* _AIM OF THE TASK_
Restate the listing below word for word, omitting any images.

* _GIVEN INFORMATION_

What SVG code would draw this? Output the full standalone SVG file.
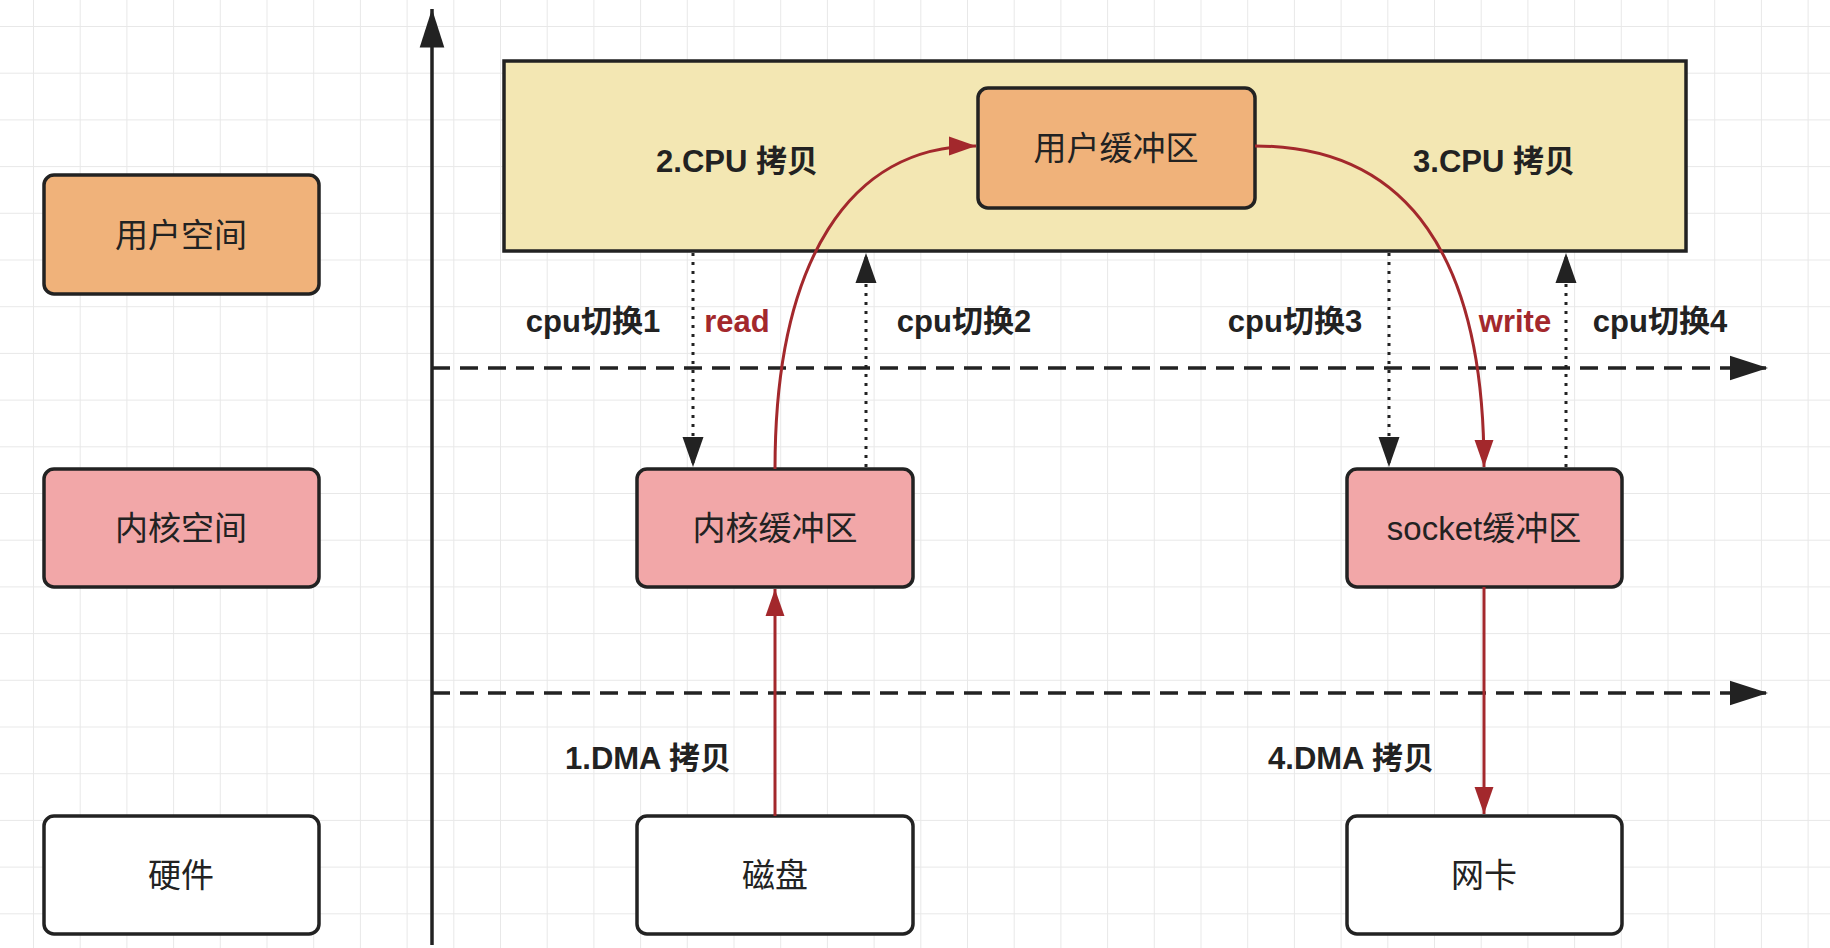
<svg xmlns="http://www.w3.org/2000/svg" width="1830" height="948" viewBox="0 0 1830 948">
<defs>
<pattern id="grid" x="33" y="26" width="46.7" height="46.7" patternUnits="userSpaceOnUse">
<path d="M0 0H46.7M0 0V46.7" fill="none" stroke="#e8e8e8" stroke-width="2"/>
</pattern>
<marker id="abk" viewBox="0 0 10 10" refX="10" refY="5" markerWidth="11" markerHeight="11" orient="auto">
<path d="M0 1.8L10 5L0 8.2z" fill="#222"/>
</marker>
<marker id="ak" viewBox="0 0 10 10" refX="10" refY="5" markerWidth="10" markerHeight="10" orient="auto">
<path d="M0 1.5L10 5L0 8.5z" fill="#222"/>
</marker>
<marker id="ar" viewBox="0 0 10 10" refX="10" refY="5" markerWidth="9" markerHeight="9" orient="auto">
<path d="M0 1.5L10 5L0 8.5z" fill="#a3282c"/>
</marker>
</defs>
<style>
text{font-family:"Liberation Sans","Noto Sans CJK SC",sans-serif;font-size:33px;fill:#222;text-anchor:middle;dominant-baseline:central}
.l{font-weight:bold;font-size:31px}
.n{stroke:#222;stroke-width:3.5}
.o{fill:#f0b27a}.p{fill:#f2a7a8}.w{fill:#fff}.y{fill:#f3e7b3}
.red{fill:none;stroke:#a3282c;stroke-width:3}
.dot{fill:none;stroke:#222;stroke-width:3;stroke-dasharray:3 6}
.dash{fill:none;stroke:#222;stroke-width:3.5;stroke-dasharray:18 10}
.r{fill:#a3282c}
</style>
<rect width="1830" height="948" fill="#fff"/>
<rect width="1830" height="948" fill="url(#grid)"/>
<g id="user-region"><rect class="n y" x="504" y="61" width="1182" height="190"/></g>
<g id="user-space"><rect class="n o" x="44" y="175" width="275" height="119" rx="10"/><text x="181" y="235">用户空间</text></g>
<g id="kernel-space"><rect class="n p" x="44" y="469" width="275" height="118" rx="10"/><text x="181" y="528">内核空间</text></g>
<g id="hardware"><rect class="n w" x="44" y="816" width="275" height="118" rx="10"/><text x="181" y="875">硬件</text></g>
<g id="user-buffer"><rect class="n o" x="978" y="88" width="277" height="120" rx="10"/><text x="1116" y="148">用户缓冲区</text></g>
<g id="kernel-buffer"><rect class="n p" x="637" y="469" width="276" height="118" rx="10"/><text x="775" y="528">内核缓冲区</text></g>
<g id="socket-buffer"><rect class="n p" x="1347" y="469" width="275" height="118" rx="10"/><text x="1484" y="528">socket缓冲区</text></g>
<g id="disk"><rect class="n w" x="637" y="816" width="276" height="118" rx="10"/><text x="775" y="875">磁盘</text></g>
<g id="nic"><rect class="n w" x="1347" y="816" width="275" height="118" rx="10"/><text x="1484" y="875">网卡</text></g>
<g id="connectors">
<line x1="432" y1="945" x2="432" y2="9" stroke="#222" stroke-width="3.5" marker-end="url(#abk)"/>
<line class="dash" x1="432" y1="368" x2="1768" y2="368" marker-end="url(#abk)"/>
<line class="dash" x1="432" y1="693" x2="1768" y2="693" marker-end="url(#abk)"/>
<line class="dot" x1="693" y1="253" x2="693" y2="467" marker-end="url(#ak)"/>
<line class="dot" x1="866" y1="467" x2="866" y2="253" marker-end="url(#ak)"/>
<line class="dot" x1="1389" y1="253" x2="1389" y2="467" marker-end="url(#ak)"/>
<line class="dot" x1="1566" y1="467" x2="1566" y2="253" marker-end="url(#ak)"/>
<path class="red" d="M775 469C775 260 850 146 976 146" marker-end="url(#ar)"/>
<path class="red" d="M1255 146C1410 146 1484 260 1484 467" marker-end="url(#ar)"/>
<line class="red" x1="775" y1="816" x2="775" y2="589" marker-end="url(#ar)"/>
<line class="red" x1="1484" y1="587" x2="1484" y2="814" marker-end="url(#ar)"/>
</g>
<g id="labels">
<text class="l" x="737" y="161">2.CPU 拷贝</text>
<text class="l" x="1494" y="161">3.CPU 拷贝</text>
<text class="l" x="593" y="321">cpu切换1</text>
<text class="l r" x="737" y="321">read</text>
<text class="l" x="964" y="321">cpu切换2</text>
<text class="l" x="1295" y="321">cpu切换3</text>
<text class="l r" x="1515" y="321">write</text>
<text class="l" x="1660" y="321">cpu切换4</text>
<text class="l" x="648" y="758">1.DMA 拷贝</text>
<text class="l" x="1351" y="758">4.DMA 拷贝</text>
</g>
</svg>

* _RIGHT ANSWER_
What SVG code would draw this? Output the full standalone SVG file.
<svg xmlns="http://www.w3.org/2000/svg" width="1830" height="948" viewBox="0 0 1830 948">
<defs>
<pattern id="grid" x="33" y="26" width="46.7" height="46.7" patternUnits="userSpaceOnUse">
<path d="M0 0H46.7M0 0V46.7" fill="none" stroke="#e8e8e8" stroke-width="2"/>
</pattern>
<marker id="abk" viewBox="0 0 10 10" refX="10" refY="5" markerWidth="11" markerHeight="11" orient="auto">
<path d="M0 1.8L10 5L0 8.2z" fill="#222"/>
</marker>
<marker id="ak" viewBox="0 0 10 10" refX="10" refY="5" markerWidth="10" markerHeight="10" orient="auto">
<path d="M0 1.5L10 5L0 8.5z" fill="#222"/>
</marker>
<marker id="ar" viewBox="0 0 10 10" refX="10" refY="5" markerWidth="9" markerHeight="9" orient="auto">
<path d="M0 1.5L10 5L0 8.5z" fill="#a3282c"/>
</marker>
</defs>
<style>
text{font-family:"Liberation Sans","Noto Sans CJK SC",sans-serif;font-size:33px;fill:#222;text-anchor:middle;dominant-baseline:central}
.l{font-weight:bold;font-size:31px}
.n{stroke:#222;stroke-width:3.5}
.o{fill:#f0b27a}.p{fill:#f2a7a8}.w{fill:#fff}.y{fill:#f3e7b3}
.red{fill:none;stroke:#a3282c;stroke-width:3}
.dot{fill:none;stroke:#222;stroke-width:3;stroke-dasharray:3 6}
.dash{fill:none;stroke:#222;stroke-width:3.5;stroke-dasharray:18 10}
.r{fill:#a3282c}
</style>
<rect width="1830" height="948" fill="#fff"/>
<rect width="1830" height="948" fill="url(#grid)"/>
<g id="user-region"><rect class="n y" x="504" y="61" width="1182" height="190"/></g>
<g id="user-space"><rect class="n o" x="44" y="175" width="275" height="119" rx="10"/><text x="181" y="235">用户空间</text></g>
<g id="kernel-space"><rect class="n p" x="44" y="469" width="275" height="118" rx="10"/><text x="181" y="528">内核空间</text></g>
<g id="hardware"><rect class="n w" x="44" y="816" width="275" height="118" rx="10"/><text x="181" y="875">硬件</text></g>
<g id="user-buffer"><rect class="n o" x="978" y="88" width="277" height="120" rx="10"/><text x="1116" y="148">用户缓冲区</text></g>
<g id="kernel-buffer"><rect class="n p" x="637" y="469" width="276" height="118" rx="10"/><text x="775" y="528">内核缓冲区</text></g>
<g id="socket-buffer"><rect class="n p" x="1347" y="469" width="275" height="118" rx="10"/><text x="1484" y="528">socket缓冲区</text></g>
<g id="disk"><rect class="n w" x="637" y="816" width="276" height="118" rx="10"/><text x="775" y="875">磁盘</text></g>
<g id="nic"><rect class="n w" x="1347" y="816" width="275" height="118" rx="10"/><text x="1484" y="875">网卡</text></g>
<g id="connectors">
<line x1="432" y1="945" x2="432" y2="9" stroke="#222" stroke-width="3.5" marker-end="url(#abk)"/>
<line class="dash" x1="432" y1="368" x2="1768" y2="368" marker-end="url(#abk)"/>
<line class="dash" x1="432" y1="693" x2="1768" y2="693" marker-end="url(#abk)"/>
<line class="dot" x1="693" y1="253" x2="693" y2="467" marker-end="url(#ak)"/>
<line class="dot" x1="866" y1="467" x2="866" y2="253" marker-end="url(#ak)"/>
<line class="dot" x1="1389" y1="253" x2="1389" y2="467" marker-end="url(#ak)"/>
<line class="dot" x1="1566" y1="467" x2="1566" y2="253" marker-end="url(#ak)"/>
<path class="red" d="M775 469C775 260 850 146 976 146" marker-end="url(#ar)"/>
<path class="red" d="M1255 146C1410 146 1484 260 1484 467" marker-end="url(#ar)"/>
<line class="red" x1="775" y1="816" x2="775" y2="589" marker-end="url(#ar)"/>
<line class="red" x1="1484" y1="587" x2="1484" y2="814" marker-end="url(#ar)"/>
</g>
<g id="labels">
<text class="l" x="737" y="161">2.CPU 拷贝</text>
<text class="l" x="1494" y="161">3.CPU 拷贝</text>
<text class="l" x="593" y="321">cpu切换1</text>
<text class="l r" x="737" y="321">read</text>
<text class="l" x="964" y="321">cpu切换2</text>
<text class="l" x="1295" y="321">cpu切换3</text>
<text class="l r" x="1515" y="321">write</text>
<text class="l" x="1660" y="321">cpu切换4</text>
<text class="l" x="648" y="758">1.DMA 拷贝</text>
<text class="l" x="1351" y="758">4.DMA 拷贝</text>
</g>
</svg>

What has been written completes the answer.